MANIFEST AND LATENT CAUSES OF ORGANISATIONAL CONFLICT BETWEEN WESTERN EXPATRIATES AND HOST-NATIONALS IN EAST ASIA
Brew, F., Macquarie University, Australia
In an era of global workplaces, scant research has addressed the nature and causes of organisational intercultural conflict. This is particularly important for organisations in East Asia involving Western expatriates from individualist cultures and host-nationals from collectivist cultures. It has been shown that, traditionally, individualists tend to be more confrontational or direct when dealing with conflict than collectivists, who value harmony and face preservation and, therefore, tend to avoid conflict. This paper investigated whether such traditional dichotomous differences in conflict approaches were reflected in contemporary causes of workplace conflict by examining the descriptions of the latent and manifest phases of a number of intercultural conflict incidents reported in a multinational organisation with subsidiaries in Singapore, Bangkok and Jakarta.

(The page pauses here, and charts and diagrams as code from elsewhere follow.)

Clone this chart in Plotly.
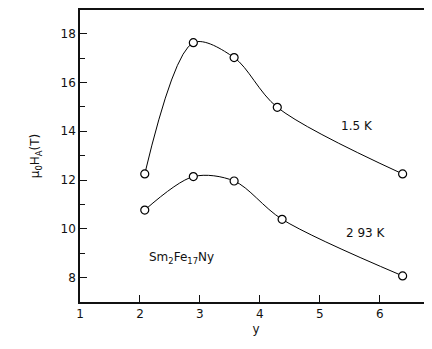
import plotly.graph_objects as go

y_content = [2.08, 2.89, 3.57, 4.29, 6.38]
h_15K = [12.25, 17.63, 17.02, 14.98, 12.25]
y_content_293 = [2.08, 2.89, 3.57, 4.37, 6.38]
h_293K = [10.77, 12.14, 11.96, 10.39, 8.07]

x_ticks = [1, 2, 3, 4, 5, 6]
y_ticks = [8, 10, 12, 14, 16, 18]

FONT = "DejaVu Sans"

fig = go.Figure()
for xs, ys in [(y_content, h_15K), (y_content_293, h_293K)]:
    fig.add_trace(go.Scatter(
        x=xs, y=ys, mode="lines+markers",
        line=dict(shape="spline", smoothing=0.9, color="black", width=1),
        marker=dict(symbol="circle", size=8, color="white",
                    line=dict(color="black", width=1.2)),
        showlegend=False,
    ))

fig.update_layout(
    width=424, height=341,
    margin=dict(l=72, r=0, t=2, b=47),
    plot_bgcolor="white", paper_bgcolor="white",
    font=dict(family=FONT, size=12, color="#111"),
)
fig.update_xaxes(
    range=[1, 6.87], tickvals=x_ticks, ticks="inside", ticklen=7,
    tickcolor="#111", showline=True, linecolor="#111", linewidth=1.5,
    mirror=True, showgrid=False, zeroline=False,
    title=dict(text="y", standoff=4, font=dict(size=12)),
)
fig.update_yaxes(
    range=[7, 18.97], tickvals=y_ticks, ticks="inside", ticklen=7,
    tickcolor="#111", showline=True, linecolor="#111", linewidth=1.5,
    showgrid=False, zeroline=False,
    minor=dict(dtick=1, tick0=7, ticks="inside", ticklen=5, tickcolor="#111"),
    title=dict(text="μ<sub>0</sub>H<sub>A</sub>(T)", standoff=18, font=dict(size=12)),
)

fig.add_annotation(x=5.62, y=14.2, text="1.5 K", showarrow=False,
                   font=dict(size=12))
fig.add_annotation(x=5.77, y=9.83, text="2 93 K", showarrow=False,
                   font=dict(size=12))
fig.add_annotation(x=2.69, y=8.8, text="Sm<sub>2</sub>Fe<sub>17</sub>Ny", showarrow=False,
                   font=dict(size=12))

fig.write_html("out.html")
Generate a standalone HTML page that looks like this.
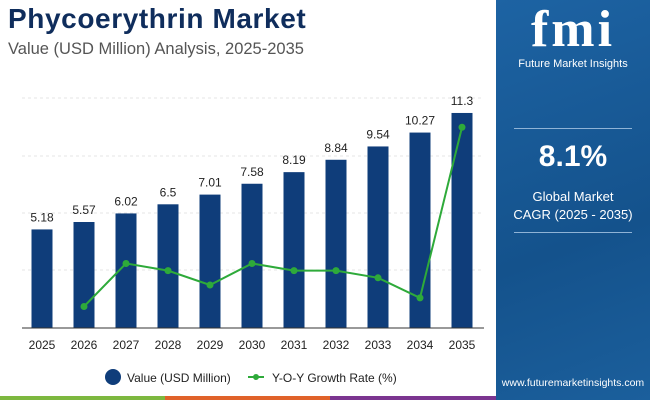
<!DOCTYPE html>
<html><head><meta charset="utf-8"><style>
body{margin:0;width:650px;height:400px;overflow:hidden;background:#fff;font-family:"Liberation Sans",sans-serif;position:relative}
.t{position:absolute}
</style></head><body>
<div class="t" style="left:8px;top:3px;font-size:28px;font-weight:bold;color:#0f2d5c;letter-spacing:0.6px">Phycoerythrin Market</div>
<div class="t" style="left:8px;top:40px;font-size:16.5px;color:#555">Value (USD Million) Analysis, 2025-2035</div>
<div class="t" style="left:496px;top:0;width:154px;height:400px;background:linear-gradient(160deg,#1d63a3,#14528c 60%,#1b5f9c)">
  <div style="position:absolute;left:0;top:0px;width:154px;text-align:center;color:#fff;font-size:52px;font-weight:bold;font-family:'Liberation Serif',serif;letter-spacing:3px">fmi</div>
  <div style="position:absolute;left:0;top:58px;width:154px;text-align:center;color:#fff;font-size:11px">Future Market Insights</div>
  <div style="position:absolute;left:18px;top:128px;width:118px;border-top:1px solid #8fb3d6"></div>
  <div style="position:absolute;left:0;top:140px;width:154px;text-align:center;color:#fff;font-size:30px;font-weight:bold">8.1%</div>
  <div style="position:absolute;left:0;top:188px;width:154px;text-align:center;color:#fff;font-size:13px;line-height:18px">Global Market<br>CAGR (2025 - 2035)</div>
  <div style="position:absolute;left:18px;top:232px;width:118px;border-top:1px solid #8fb3d6"></div>
  <div style="position:absolute;left:0;top:377px;width:154px;text-align:center;color:#fff;font-size:10.5px">www.futuremarketinsights.com</div>
</div>
<div class="t" style="left:0;top:396px;width:165px;height:4px;background:#7db83f"></div>
<div class="t" style="left:165px;top:396px;width:165px;height:4px;background:#e0622a"></div>
<div class="t" style="left:330px;top:396px;width:166px;height:4px;background:#7b3590"></div>
<svg class="t" style="left:0;top:0" width="496" height="396">
<g id="grid"></g><g id="bars"></g><g id="line"></g><g id="labels"></g>
<line x1="22" x2="484" y1="328" y2="328" stroke="#333" stroke-width="1"/>
<g>
<circle cx="113" cy="377" r="8" fill="#0f3d7a"/>
<text x="127" y="382" font-size="12" fill="#222">Value (USD Million)</text>
<line x1="248" x2="264" y1="377" y2="377" stroke="#2eaa3a" stroke-width="2"/>
<circle cx="256" cy="377" r="3" fill="#2eaa3a"/>
<text x="272" y="382" font-size="12" fill="#222">Y-O-Y Growth Rate (%)</text>
</g>
</svg>
<script>
const years=["2025","2026","2027","2028","2029","2030","2031","2032","2033","2034","2035"];
const values=[5.18,5.57,6.02,6.5,7.01,7.58,8.19,8.84,9.54,10.27,11.3];
const growth=[null,7.5,8.1,8.0,7.8,8.1,8.0,8.0,7.9,7.62,10.0];
const NS="http://www.w3.org/2000/svg";
const x=i=>42+i*42;
const y=v=>328-v*19.03;
const yg=v=>328-(v-7.2)*71.7;
function mk(t,a,p){const e=document.createElementNS(NS,t);for(const k in a)e.setAttribute(k,a[k]);document.getElementById(p).appendChild(e);return e;}
[98,156,213,270].forEach(gy=>{const l=mk('line',{x1:22,x2:484,y1:gy,y2:gy,stroke:'#e6e6e6','stroke-dasharray':'3,3'},'grid');

});
values.forEach((v,i)=>{
const r=mk('rect',{x:x(i)-10.5,y:y(v),width:21,height:328-y(v),fill:'#0f3d7a'},'bars');


const t=mk('text',{x:x(i),y:y(v)-8,'font-size':12,'text-anchor':'middle',fill:'#222'},'labels');t.textContent=v;


const xt=mk('text',{x:x(i),y:349,'font-size':12,'text-anchor':'middle',fill:'#222'},'labels');xt.textContent=years[i];


});
let pts=[];growth.forEach((g,i)=>{if(g!==null)pts.push(x(i)+','+yg(g));});
const pl=mk('polyline',{points:pts.join(' '),fill:'none',stroke:'#2eaa3a','stroke-width':2},'line');


growth.forEach((g,i)=>{if(g===null)return;const c=mk('circle',{cx:x(i),cy:yg(g),r:3.5,fill:'#2eaa3a'},'line');

});
</script>
</body></html>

Using critical incident methodology, 35 respondents (17 expatriates, 18 host-nationals) were asked to recount a recent incident of intercultural conflict in which they were involved. Reasons given for the manifest causes of each conflict and causal explanations for the a priori latent features were analysed using grounded theory coding and a multidimensional scaling technique. It was shown that reasons for manifest causes varied across a number of categories, 75% of which are likely to be found in any workplace. However, causal explanations of the latent aspects were found to involve two broad communication themes related to cultural variability, indirect versus direct communication styles and perceived lack of communication competence. The results were discussed in relation to increasing employees' awareness of communication differences as a major factor in the causal history of intercultural conflict.